## Exercise aim
In the listing that follows, retype every line from the first through the one containing "const FIRST_EDGE = -0.3232". Pictures are to be left out.

## Dataset rows
---

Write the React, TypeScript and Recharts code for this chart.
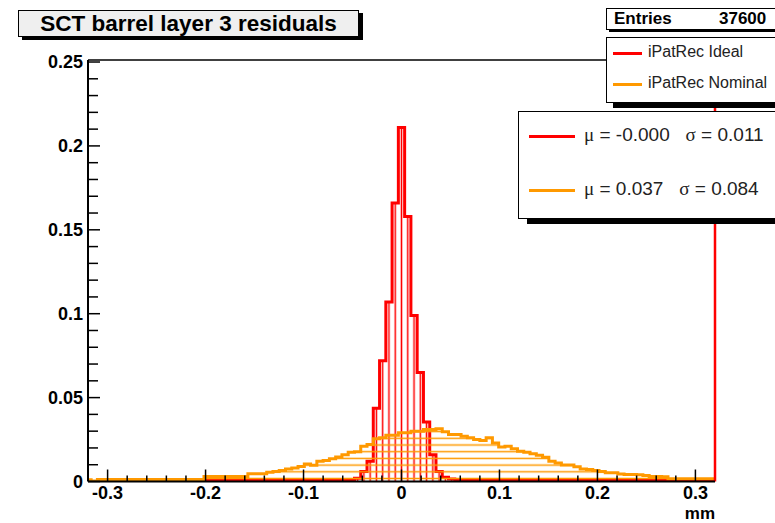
import { ComposedChart, Area, XAxis, YAxis, ReferenceLine } from 'recharts'

// 101 bins of 0.0064 mm, centred on 0 (first bin centre -0.32)
const BIN_WIDTH = 0.0064
const FIRST_EDGE = -0.3232

// iPatRec Ideal (red), fraction of entries per bin
const IDEAL = [
  0, 0, 0, 0, 0, 0, 0, 0, 0, 0,
  0, 0, 0, 0, 0, 0, 0, 0, 0,
  0.0008, 0.0008, 0.0008, 0.0008, 0.0008, 0.0008, 0.0008, 0.0008, 0.0008, 0.0008,
  0.0008, 0.0008, 0.0008, 0.0008, 0.0008, 0.0008, 0.0008, 0.0008, 0.0008, 0.0008,
  0.0008, 0.0008, 0.0008, 0.0008,
  0.002, 0.006, 0.012, 0.0437, 0.072, 0.107, 0.166,
  0.211,
  0.158, 0.099, 0.065, 0.0355, 0.016, 0.006, 0.0025, 0.0015,
  0.0008, 0.0008, 0.0008, 0.0008, 0.0008, 0.0008, 0.0008, 0.0008, 0.0008, 0.0008,
  0.0008, 0.0008, 0.0008, 0.0008, 0.0008, 0.0008, 0.0008, 0.0008, 0.0008, 0.0008,
  0.0008, 0.0008, 0.0008, 0.0008, 0.0008, 0.0008, 0.0008, 0.0008, 0.0008, 0.0008,
  0.0008, 0.0008, 0.0008, 0.0008,
  0, 0, 0, 0, 0, 0, 0, 0
]

// iPatRec Nominal (orange)
const NOMINAL = [
  0.001, 0.0003,
  0.0012, 0.0012, 0.0012, 0.0012, 0.0012, 0.0012, 0.0012, 0.0012, 0.0012,
  0.0012, 0.0012, 0.0012, 0.0012, 0.0012, 0.0012, 0.0012, 0.0012,
  0.003, 0.003, 0.003, 0.003, 0.003, 0.003, 0.003,
  0.0046, 0.0046, 0.0046, 0.0055, 0.006, 0.0065, 0.0075, 0.008, 0.009, 0.0105,
  0.0097, 0.012, 0.0125, 0.0136, 0.0146, 0.016, 0.0175, 0.0178, 0.021, 0.022,
  0.0255, 0.026, 0.0275, 0.0275,
  0.029,
  0.029, 0.03, 0.03, 0.031, 0.031, 0.0315, 0.0297, 0.028, 0.028, 0.027,
  0.026, 0.025, 0.0245, 0.026, 0.023, 0.0205, 0.021, 0.0195, 0.018, 0.0175,
  0.0166, 0.0156, 0.0145, 0.012, 0.011, 0.0098, 0.0098, 0.0088, 0.0075, 0.0072,
  0.0065, 0.006, 0.0052, 0.0052, 0.0044, 0.0042, 0.0042, 0.004, 0.0036, 0.003,
  0.003, 0.0028,
  0.0016, 0.0016, 0.0016, 0.0016, 0.0016, 0.0016, 0.0016, 0.0016
]

const X_MAJOR = [-0.3, -0.2, -0.1, 0, 0.1, 0.2, 0.3]
const X_LABELS = ['-0.3', '-0.2', '-0.1', '0', '0.1', '0.2', '0.3']
const Y_MAJOR = [0, 0.05, 0.1, 0.15, 0.2, 0.25]
const Y_LABELS = ['0', '0.05', '0.1', '0.15', '0.2', '0.25']

const X_MIN = -0.32
const X_MAX = 0.32
const Y_TOP = 0.2512

const RED = '#ff0000'
const ORANGE = '#ff9900'
const FONT = '"Liberation Sans", Arial, Helvetica, sans-serif'

// step points at bin edges, last point closes the final bin
const data = IDEAL.map((v, i) => ({ x: FIRST_EDGE + i * BIN_WIDTH, ideal: v, nominal: NOMINAL[i] }))
data.push({ x: FIRST_EDGE + IDEAL.length * BIN_WIDTH, ideal: IDEAL[IDEAL.length - 1], nominal: NOMINAL[NOMINAL.length - 1] })

// minor ticks between the labelled ones
const xTicks: number[] = []
for (let i = -15; i <= 15; i++) xTicks.push(Math.round(i * 2) / 100)
const yTicks: number[] = []
for (let i = 0; i <= 25; i++) yTicks.push(i / 100)

const findMajor = (list: number[], v: number) => list.findIndex(m => Math.abs(m - v) < 1e-6)

// eslint-disable-next-line @typescript-eslint/no-explicit-any
const XTick = (props: any) => {
  const { x, y, payload } = props
  const idx = findMajor(X_MAJOR, payload.value)
  return (
    <g>
      <line x1={x} x2={x} y1={y} y2={y - (idx >= 0 ? 12 : 6)} stroke="#000" strokeWidth={1.5} />
      {idx >= 0 && (
        <text x={x} y={y + 17.5} textAnchor="middle" fontFamily={FONT} fontWeight="bold" fontSize={18} fill="#000">
          {X_LABELS[idx]}
        </text>
      )}
    </g>
  )
}

// eslint-disable-next-line @typescript-eslint/no-explicit-any
const YTick = (props: any) => {
  const { x, y, payload } = props
  const idx = findMajor(Y_MAJOR, payload.value)
  return (
    <g>
      <line x1={x} x2={x + (idx >= 0 ? 12 : 10)} y1={y} y2={y} stroke="#000" strokeWidth={1.5} />
      {idx >= 0 && (
        <text x={x - 5} y={y} dy={6} textAnchor="end" fontFamily={FONT} fontWeight="bold" fontSize={18} fill="#000">
          {Y_LABELS[idx]}
        </text>
      )}
    </g>
  )
}

const boxStyle = (left: number, top: number, width: number, height: number, shadow: string) => ({
  position: 'absolute' as const,
  left,
  top,
  width,
  height,
  border: '1px solid #000',
  background: '#fff',
  boxShadow: shadow,
  boxSizing: 'border-box' as const
})

export default function App() {
  return (
    <div style={{ position: 'absolute', left: 0, top: 0, width: 775, height: 523, background: '#fff', overflow: 'hidden', fontFamily: FONT }}>
      <ComposedChart width={775} height={523} data={data} margin={{ top: 60, right: 60, bottom: 11.5, left: 0 }}>
        <defs>
          <pattern id="redHatch" patternUnits="userSpaceOnUse" x={398.365} y={0} width={6.27} height={10}>
            <line x1={3.135} x2={3.135} y1={0} y2={10} stroke={RED} strokeWidth={1.5} />
          </pattern>
          <pattern id="orangeHatch" patternUnits="userSpaceOnUse" x={0} y={448.35} width={10} height={6.7}>
            <line x1={0} x2={10} y1={3.35} y2={3.35} stroke={ORANGE} strokeWidth={1.5} />
          </pattern>
        </defs>
        <Area
          type="stepAfter"
          dataKey="ideal"
          stroke={RED}
          strokeWidth={3}
          fill="url(#redHatch)"
          fillOpacity={1}
          dot={false}
          activeDot={false}
          isAnimationActive={false}
        />
        <Area
          type="stepAfter"
          dataKey="nominal"
          stroke={ORANGE}
          strokeWidth={3}
          fill="url(#orangeHatch)"
          fillOpacity={1}
          dot={false}
          activeDot={false}
          isAnimationActive={false}
        />
        <XAxis
          dataKey="x"
          type="number"
          domain={[X_MIN, X_MAX]}
          allowDataOverflow
          ticks={xTicks}
          interval={0}
          height={30}
          tickSize={0}
          tickMargin={0}
          tickLine={false}
          axisLine={{ stroke: '#000', strokeWidth: 2 }}
          tick={XTick}
        />
        <YAxis
          type="number"
          domain={[0, Y_TOP]}
          allowDataOverflow
          ticks={yTicks}
          interval={0}
          width={88}
          tickSize={0}
          tickMargin={0}
          tickLine={false}
          axisLine={{ stroke: '#000', strokeWidth: 2 }}
          tick={YTick}
        />
        <ReferenceLine y={Y_TOP} stroke="#000" strokeWidth={1.5} />
        <ReferenceLine x={X_MAX} stroke={RED} strokeWidth={2.5} />
      </ComposedChart>

      <div style={{ position: 'absolute', left: 675, top: 504, width: 40, textAlign: 'right', fontWeight: 'bold', fontSize: 17 }}>mm</div>

      {/* title */}
      <div style={{ ...boxStyle(18, 10, 341, 27, '4px 3px 0 #000'), background: '#efefef', textAlign: 'center', fontWeight: 'bold', fontSize: 22.5, lineHeight: '25px' }}>
        SCT barrel layer 3 residuals
      </div>

      {/* stats */}
      <div style={{ ...boxStyle(606, 8, 175, 22, '3px 2px 0 #000'), fontWeight: 'bold', fontSize: 17, lineHeight: '20px' }}>
        <span style={{ position: 'absolute', left: 7 }}>Entries</span>
        <span style={{ position: 'absolute', left: 112 }}>37600</span>
      </div>

      {/* legend */}
      <div style={{ ...boxStyle(606, 37, 175, 66, '7px 5px 0 #000'), fontSize: 16 }}>
        <div style={{ position: 'absolute', left: 6, top: 14, width: 29, height: 3, background: RED }} />
        <span style={{ position: 'absolute', left: 41, top: 5, color: '#222' }}>iPatRec Ideal</span>
        <div style={{ position: 'absolute', left: 6, top: 45, width: 29, height: 3, background: ORANGE }} />
        <span style={{ position: 'absolute', left: 41, top: 36, color: '#222' }}>iPatRec Nominal</span>
      </div>

      {/* fit results */}
      <div style={{ ...boxStyle(518, 111, 262, 108, '9px 5px 0 #000'), fontSize: 19, whiteSpace: 'pre' }}>
        <div style={{ position: 'absolute', left: 10, top: 23, width: 46, height: 3, background: RED }} />
        <span style={{ position: 'absolute', left: 65, top: 12, color: '#222' }}>
          <span style={{ fontFamily: '"Liberation Serif", serif' }}>μ</span> = -0.000   <span style={{ fontFamily: '"Liberation Serif", serif' }}>σ</span> = 0.011
        </span>
        <div style={{ position: 'absolute', left: 10, top: 77, width: 46, height: 3, background: ORANGE }} />
        <span style={{ position: 'absolute', left: 65, top: 66, color: '#222' }}>
          <span style={{ fontFamily: '"Liberation Serif", serif' }}>μ</span> = 0.037   <span style={{ fontFamily: '"Liberation Serif", serif' }}>σ</span> = 0.084
        </span>
      </div>
    </div>
  )
}
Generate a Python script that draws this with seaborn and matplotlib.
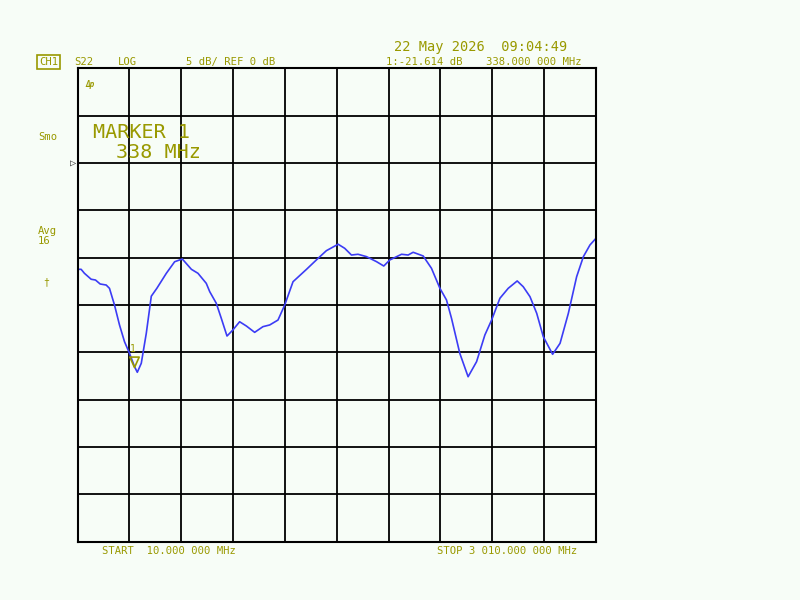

---

## Solution below
Write the React, TypeScript and Recharts code for this chart.
import { ComposedChart, Area, XAxis, YAxis, ReferenceLine } from 'recharts'

// 101 bins of 0.0064 mm, centred on 0 (first bin centre -0.32)
const BIN_WIDTH = 0.0064
const FIRST_EDGE = -0.3232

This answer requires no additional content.